Boise State experienced a $5 million revenue loss during the 2016 to 2017 academic year due to a total decrease of 232 full fee paying non-resident students—a majority of which are international students—according to Ken Kline, the assistant vice president of the Office of Budget and Planning.
From Fall 2015 to Fall 2016, the number of students from Saudi Arabia and Kuwait went from 562 to 430, according to Jim Anderson, the associate vice president of Enrollment Services. Students from these two countries make up a majority of the full fee paying international students. All of these students are sponsored by their respective country’s government.
The reasons for this decrease in international student enrollment—primarily from Saudi Arabia and Kuwait—include the changing geopolitical climate, adjustments to the government sponsored programs, certain academic policies at Boise State and the overall culture of campus.
“This is new. We can broaden where we recruit international students from, so it’s not just dependent on one or two countries for so many students,” Kline said. “There’s a risk (in only recruiting from two countries), which is why you don’t do it.”
According to Kline, the projected loss of non-resident students for the 2017 to 2018 academic year is 140 students, which would result in an $8 million loss in revenue over two years.
Reasons for the loss
According to Anderson, the combination of the economies in the Middle East, changes made to the government sponsored programs and Boise State’s higher standards for international students all fed into this decrease.
“Geopolitical (climates) and economies are hard things to guess and outsmart,” Anderson said. “We knew that some of the climate in the world was changing. We were forecasting that international students were going to decrease.”
Sophomore finance major Ali Almutairi—who is one of the government sponsored students from Kuwait—believed there may be other factors contributing to this drastic decline in international students.
“The reason why (less students are attending), is because they don’t feel like they belong to Boise State, they don’t have that feeling,” Almutairi said. “I don’t think Boise State cares anymore about international students, so that is one of the reasons why people transfer who have the ability.”
According to Almutairi, students from Saudi Arabia and Kuwait have an easier time transferring because they are sponsored by their government. Other international students do not have the same freedom.
“There’s no money and no support for international students here. They focus on other things than us,” Almutairi said.
A couple of specific issues Almutairi brought up were the relocation of the International Student Services offices, and the lack of a place for Muslims to worship.
“I tried multiple times to make a meeting with multiple departments for international students and the challenges they face,” Almutairi said. “Some departments came to this meeting and helped us, but some of them refused. International students should be treated just like any other student.”
Wala Alzawad is a senior pre-med and human biology major from Saudi Arabia. She has loved living in Boise because of the size and the people, but shares similar concerns as Almutairi.

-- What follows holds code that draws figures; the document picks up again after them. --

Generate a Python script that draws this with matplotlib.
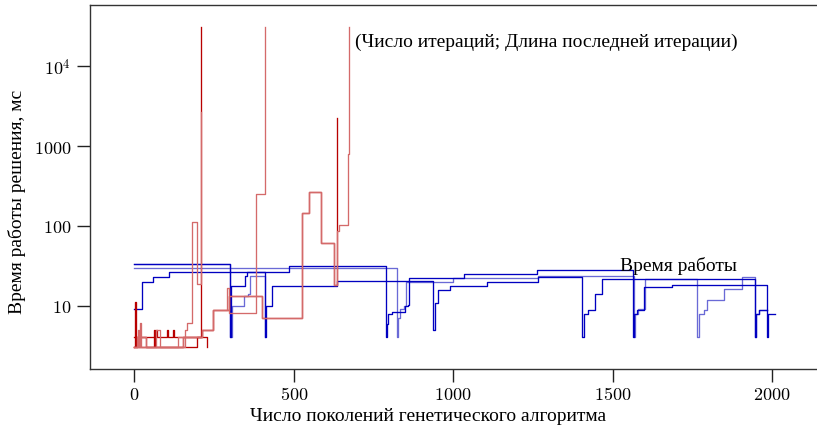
import matplotlib
matplotlib.use("Agg")
import matplotlib.pyplot as plt
from matplotlib.ticker import FixedLocator, NullLocator

# ---------------- data ----------------
# Blue series: "Время работы" (run time), step curves
b1_x = [0, 300, 302, 347, 354, 486, 790, 792, 797, 807, 850, 857, 862, 1035, 1262,
        1563, 1566, 1575, 1598, 1685, 1984, 1987, 2010]
b1_y = [33, 4, 17.8, 23.8, 26.7, 31.7, 4, 5.9, 7.9, 8.3, 9.8, 10.2, 22, 25, 28,
        4, 7.9, 8.9, 17, 18.2, 4, 7.9, 7.9]
b2_x = [0, 823, 826, 833, 845, 852, 1000, 1266, 1568, 1571, 1580, 1603, 1765, 1770,
        1786, 1797, 1850, 1907, 1947, 1950, 1960, 1984]
b2_y = [30, 4, 7, 9, 10, 19.8, 22, 23.5, 4, 7.9, 9, 21.6, 4, 7.9,
        8.9, 11.9, 16.2, 22.7, 4, 7.9, 8.9, 8.9]
b3_x = [0, 23, 59, 108, 409, 412, 433, 636, 937, 942, 953, 990, 1105, 1267, 1405,
        1410, 1424, 1445, 1466, 1947, 1950, 1960, 1984]
b3_y = [9.1, 19.8, 22.9, 26.2, 4, 10, 17.8, 20.2, 5, 10.9, 15.9, 17.8, 20, 22.7, 4,
        7.9, 8.9, 14, 21.6, 4, 7.9, 8.9, 8.9]
b4_x = [0, 300, 305, 343, 356, 363, 409]
b4_y = [33, 4, 10, 13.1, 14, 23.3, 4]

# Red series: "(Число итераций; Длина последней итерации)"
r1_x = [0, 2, 4, 20, 36, 67, 70, 101, 107, 120, 125, 153, 209]
r1_y = [3, 11, 4, 4, 4, 5, 4, 5, 4, 5, 4, 4, 31000]
r2_x = [0, 18, 22, 36, 136, 158, 165, 181, 195, 208]
r2_y = [3, 6, 3, 3, 3, 4.9, 6, 113, 18.7, 2700]
r3_x = [0, 10, 14, 45, 67, 80, 136, 211, 247, 289, 297, 383, 409]
r3_y = [3, 5, 3, 3, 5, 3, 4, 5, 8.9, 16.5, 8.0, 250, 31000]
r4_x = [0, 7, 36, 153, 197, 211, 247, 297, 401, 525, 548, 584, 626, 636]
r4_y = [3, 4, 3, 4, 4, 5, 8.9, 13.1, 7.0, 144, 263, 62, 18.3, 2240]
r5_x = [0, 7, 36, 153, 197, 211, 247, 297, 401, 525, 548, 584, 626, 637, 643, 671, 674]
r5_y = [3, 4, 3, 4, 4, 5, 8.9, 13.1, 7.0, 144, 263, 62, 18.3, 87, 103, 795, 31000]
r6_x = [0, 5, 40, 60, 65, 136, 195, 228]
r6_y = [4, 3, 3, 5, 3, 3, 4, 3]

x_ticks = [0, 500, 1000, 1500, 2000]
y_ticks = [10, 100, 1000, 10000]
y_tick_labels = ["$10$", "$100$", "$1000$", "$10^4$"]
x_tick_labels = ["$0$", "$500$", "$1000$", "$1500$", "$2000$"]

# ---------------- figure ----------------
plt.rcParams["font.family"] = ["Liberation Serif", "DejaVu Serif"]
plt.rcParams["mathtext.fontset"] = "cm"

fig = plt.figure(figsize=(8.17, 4.27), dpi=100)
ax = fig.add_axes([0.110, 0.1335, 0.890, 0.853])

DARK_BLUE = "#0000c0"
LIGHT_BLUE = "#6a6ad6"
DARK_RED = "#b80000"
LIGHT_RED = "#d46a6a"
lw = 0.95

ax.step(b4_x, b4_y, where="post", color=LIGHT_BLUE, lw=lw)
ax.step(b2_x, b2_y, where="post", color=LIGHT_BLUE, lw=lw)
ax.step(b3_x, b3_y, where="post", color=DARK_BLUE, lw=lw)
ax.step(b1_x, b1_y, where="post", color=DARK_BLUE, lw=lw)

ax.step(r1_x, r1_y, where="post", color=DARK_RED, lw=lw)
ax.step(r6_x, r6_y, where="post", color=DARK_RED, lw=lw)
ax.step(r4_x, r4_y, where="post", color=DARK_RED, lw=lw)
ax.step(r2_x, r2_y, where="post", color=LIGHT_RED, lw=lw)
ax.step(r3_x, r3_y, where="post", color=LIGHT_RED, lw=lw)
ax.step(r5_x, r5_y, where="post", color=LIGHT_RED, lw=lw)

ax.set_yscale("log")
ax.set_xlim(-139.6, 2141)
ax.set_ylim(1.61, 59200)

ax.xaxis.set_major_locator(FixedLocator(x_ticks))
ax.set_xticklabels(x_tick_labels)
ax.yaxis.set_major_locator(FixedLocator(y_ticks))
ax.yaxis.set_minor_locator(NullLocator())
ax.set_yticklabels(y_tick_labels)
ax.tick_params(axis="both", direction="out", length=9.5, width=1.0,
               labelsize=13, pad=4, color="#222222")
ax.tick_params(axis="x", pad=3)

for side in ["left", "bottom", "top"]:
    ax.spines[side].set_color("#333333")
    ax.spines[side].set_linewidth(1.0)
ax.spines["right"].set_visible(False)

ax.set_xlabel("Число поколений генетического алгоритма", fontsize=14)
ax.xaxis.set_label_coords(0.465, -0.104)
ax.set_ylabel("Время работы решения, мс", fontsize=14)
ax.yaxis.set_label_coords(-0.088, 0.4625)

ax.text(692, 20700, "(Число итераций; Длина последней итерации)", fontsize=14,
        ha="left", va="center")
ax.text(1705, 32.4, "Время работы", fontsize=14, ha="center", va="center")

fig.savefig("out.png", dpi=100)
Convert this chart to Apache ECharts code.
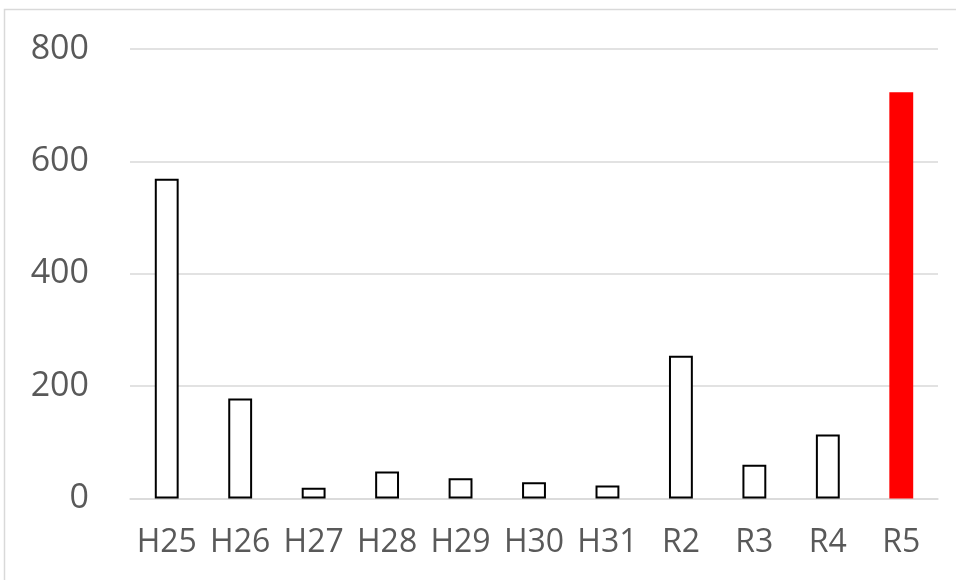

“Here it’s kind of difficult for students who come from different cultures and countries to feel like they are going to stay here on campus,” Alzawad said. “There are a lot of problems. I’m the president of the Saudi Club and I face a lot of problems—especially in reserving rooms for prayer.”
Both Alzawad and Almutairi believe these problems have led to students not feeling comfortable on campus and wanting to transfer.
A potential solution
Gonzalo Bruce is the new assistant provost for global education who has been tasked with overseeing the new Center for Global Education.
This center was created about a year ago to consolidate all of the international student services and study abroad opportunities under one roof.
“Our goal is to double the size of our international student population in the next five years— but hopefully in the long range—we would like to get to where 10 percent of the population are international students, so there will be more of a global environment on the campus,” Bruce said.
According to Bruce, this new center will also be working to address the retention rate of students to ensure international students are having a good experience throughout their time at Boise State.
“The things that are in our control—that we need to look at—are system based. How can we report that international students are having a good experience here at Boise State, and what else can we do to make Boise State increasingly more friendly?” Bruce said.
Both Alzawad and Almutairi are hopeful that international students will become more of a priority at Boise State in the future.
“Boise State doesn’t realize the value of international students yet and how diversity can affect the reputation of the university,” Almutairi said.